In fact, to get the ’extend the file first’ trick to work I had to do the following:

  • Enable the SE_MANAGE_VOLUME_NAME privilege.

  • Open the file.

  • Seek to the desired file length with SetFilePointerEx().

  • Set the end of file with SetEndOfFile().

  • Set the end of the valid data within the file SetFileValidData().

  • Close the file.

  • Open the file to write.

  • Issue the writes

Extending the file before writing does cause the write operations to occur asynchronously but the performance improvement isn’t that great. Write calls might take 32000ms to complete and the actual writes would then complete in something like 36000ms… The point is not the improvement itself but the fact that if you don’t take the steps shown above then the file writes are actually synchronous anyway!

So far I’ve only been using FILE_FLAG_OVERLAPPED. If you add FILE_FLAG_NO_BUFFERING then you are telling the cache manager not to use its buffers (there’s more to it than that, go look it up). There are plenty of restrictions on the amount of data that you MUST write and the alignment of the buffers that you use so that it isn’t always possible or practical to use this flag. However, it had the largest effect on file write performance, but it only really works if your I/O is operating asynchronously, so you pretty much have to set the end of file (as detailed above) first… Setting the end of file and using FILE_FLAG_NO_BUFFERING might bring the figures down to 1100ms and 12000ms.

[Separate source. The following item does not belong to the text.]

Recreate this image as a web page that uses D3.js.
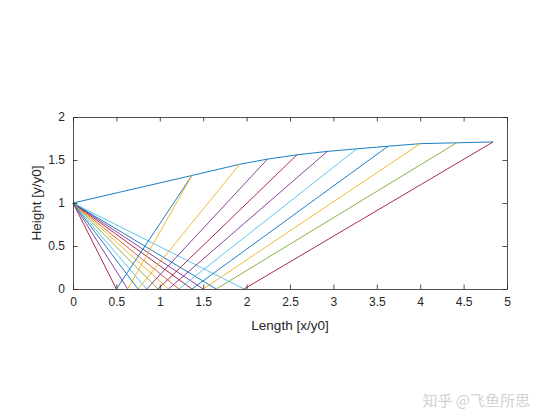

Where you’ll see some really big differences is if you also specify FILE_FLAG_WRITE_THROUGH. This tells the file system that the write isn’t complete until the data is on the disk. In my tests this caused an increase in the time until the writes completed of almost 10 times if you weren’t pre-extending the file and around 3 times if you were. As before you got the best asynchronous performance if you pre-extended and used FILE_FLAG_NO_BUFFERING. The point of this is not to suggest that you use FILE_FLAG_WRITE_THROUGH unless you really need to but that if you do need to then using the two techniques above will dramatically improve your performance.

What I’ve found interesting is that my original design has consistently performed better than most of the attempts at improving things. The original design of issuing the write operations on an I/O thread by marshalling the required data using the I/O Completion Port is ALWAYS faster than doing the write operation on the calling thread. For the logging system that’s the most important thing. For other file writing code it’s still pretty important. The best way to increase the speed at which the writes actually complete is to pre-extend the file AND use FILE_FLAG_NO_BUFFERING . These changes are pretty specialist and I don’t think I have many situations where I can make use of this extra speed. The other thing is that even with all of these improvements in the original design can still outperform the new design if Windows happens to feel like it. It seems that if you catch the cache manager at the right time you can get significantly better performance (2400ms vs. 36000ms) without doing ANYTHING special, but, of course, you can’t rely on that, sometimes you might get 2400ms and sometimes you might get 36000ms it all depends on what else is going on.

Now that the code is written I think I’ll keep it in, but the default settings will be as before. It was an interesting journey.